◆ **THE PROBLEM**: Each line from the top of the listing through the one holding "ax = fig.add_axes([79/885, 115/511, 806/885, 347/511])" should be restated word for word, with nothing added and no pictures.

====

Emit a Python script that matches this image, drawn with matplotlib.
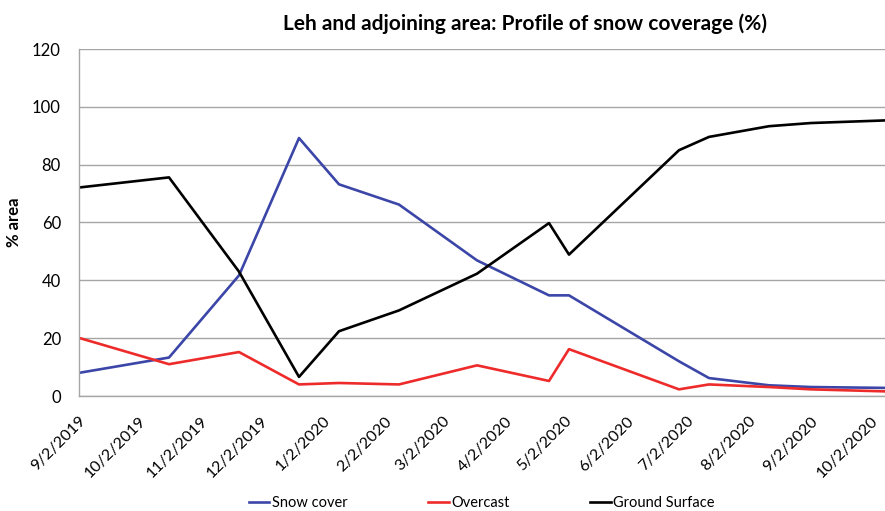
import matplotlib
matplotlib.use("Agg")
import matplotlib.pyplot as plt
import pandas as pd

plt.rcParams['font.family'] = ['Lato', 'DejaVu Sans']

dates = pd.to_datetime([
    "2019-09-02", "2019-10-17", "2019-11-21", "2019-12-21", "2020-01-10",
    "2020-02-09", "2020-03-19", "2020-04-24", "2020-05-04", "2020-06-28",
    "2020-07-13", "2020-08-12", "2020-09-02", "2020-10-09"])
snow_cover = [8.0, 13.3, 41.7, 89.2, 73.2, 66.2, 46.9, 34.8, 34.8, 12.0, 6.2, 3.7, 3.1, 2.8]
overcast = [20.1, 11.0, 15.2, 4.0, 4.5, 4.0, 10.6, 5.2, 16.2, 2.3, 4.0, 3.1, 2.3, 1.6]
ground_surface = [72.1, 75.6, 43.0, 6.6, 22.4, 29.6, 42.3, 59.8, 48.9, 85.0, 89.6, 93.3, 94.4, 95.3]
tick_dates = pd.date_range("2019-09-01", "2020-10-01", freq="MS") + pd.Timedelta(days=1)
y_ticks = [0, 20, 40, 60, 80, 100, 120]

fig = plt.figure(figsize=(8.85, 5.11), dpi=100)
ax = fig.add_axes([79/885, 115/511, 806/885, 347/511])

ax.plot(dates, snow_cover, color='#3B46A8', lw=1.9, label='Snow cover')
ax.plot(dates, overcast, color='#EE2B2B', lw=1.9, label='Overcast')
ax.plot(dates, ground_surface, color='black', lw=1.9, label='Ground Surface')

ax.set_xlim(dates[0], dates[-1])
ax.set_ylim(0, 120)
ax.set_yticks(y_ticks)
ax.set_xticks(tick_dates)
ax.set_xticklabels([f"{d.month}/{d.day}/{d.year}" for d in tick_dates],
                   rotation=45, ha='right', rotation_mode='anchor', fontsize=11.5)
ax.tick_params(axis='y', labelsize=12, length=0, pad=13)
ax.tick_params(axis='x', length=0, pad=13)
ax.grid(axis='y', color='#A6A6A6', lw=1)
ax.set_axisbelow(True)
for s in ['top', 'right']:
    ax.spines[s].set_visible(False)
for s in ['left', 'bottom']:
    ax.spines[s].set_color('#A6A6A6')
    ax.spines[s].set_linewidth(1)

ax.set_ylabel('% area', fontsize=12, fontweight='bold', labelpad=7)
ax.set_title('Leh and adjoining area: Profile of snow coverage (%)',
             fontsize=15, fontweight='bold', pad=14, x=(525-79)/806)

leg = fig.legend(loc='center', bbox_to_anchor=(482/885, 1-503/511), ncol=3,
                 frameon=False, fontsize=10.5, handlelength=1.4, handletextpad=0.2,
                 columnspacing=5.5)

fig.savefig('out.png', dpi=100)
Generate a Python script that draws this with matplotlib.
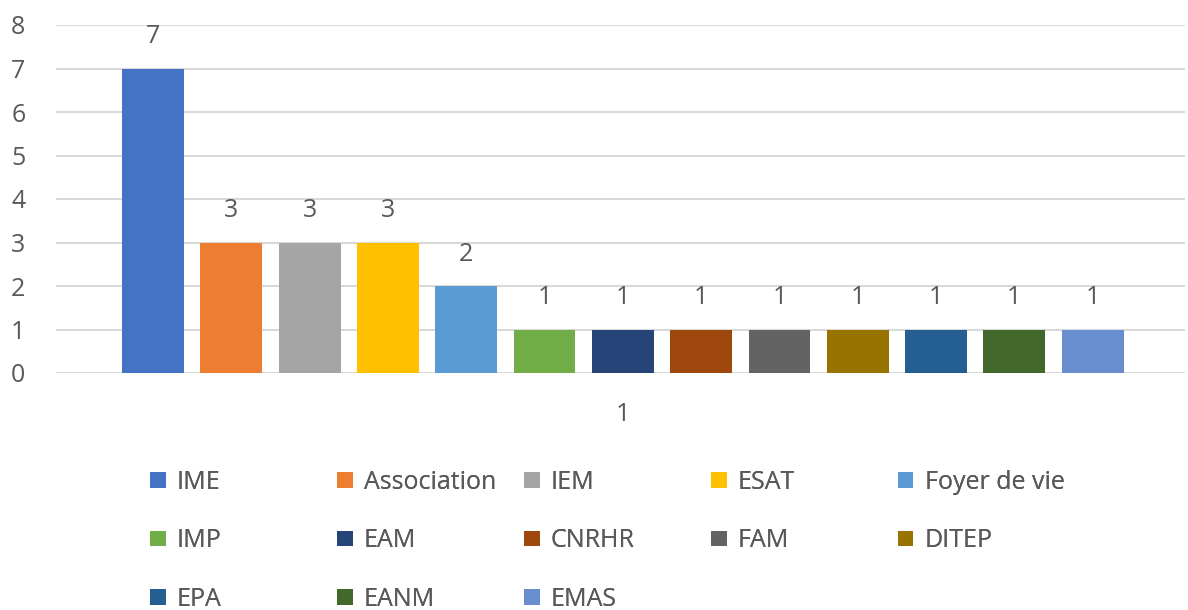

====

◆ **OUTPUT**:
Emit a Python script that matches this image, drawn with matplotlib.
import matplotlib
matplotlib.use("Agg")
import matplotlib.pyplot as plt
import pandas as pd

plt.rcParams['font.family'] = ['Lato', 'DejaVu Sans']

dates = pd.to_datetime([
    "2019-09-02", "2019-10-17", "2019-11-21", "2019-12-21", "2020-01-10",
    "2020-02-09", "2020-03-19", "2020-04-24", "2020-05-04", "2020-06-28",
    "2020-07-13", "2020-08-12", "2020-09-02", "2020-10-09"])
snow_cover = [8.0, 13.3, 41.7, 89.2, 73.2, 66.2, 46.9, 34.8, 34.8, 12.0, 6.2, 3.7, 3.1, 2.8]
overcast = [20.1, 11.0, 15.2, 4.0, 4.5, 4.0, 10.6, 5.2, 16.2, 2.3, 4.0, 3.1, 2.3, 1.6]
ground_surface = [72.1, 75.6, 43.0, 6.6, 22.4, 29.6, 42.3, 59.8, 48.9, 85.0, 89.6, 93.3, 94.4, 95.3]
tick_dates = pd.date_range("2019-09-01", "2020-10-01", freq="MS") + pd.Timedelta(days=1)
y_ticks = [0, 20, 40, 60, 80, 100, 120]

fig = plt.figure(figsize=(8.85, 5.11), dpi=100)
ax = fig.add_axes([79/885, 115/511, 806/885, 347/511])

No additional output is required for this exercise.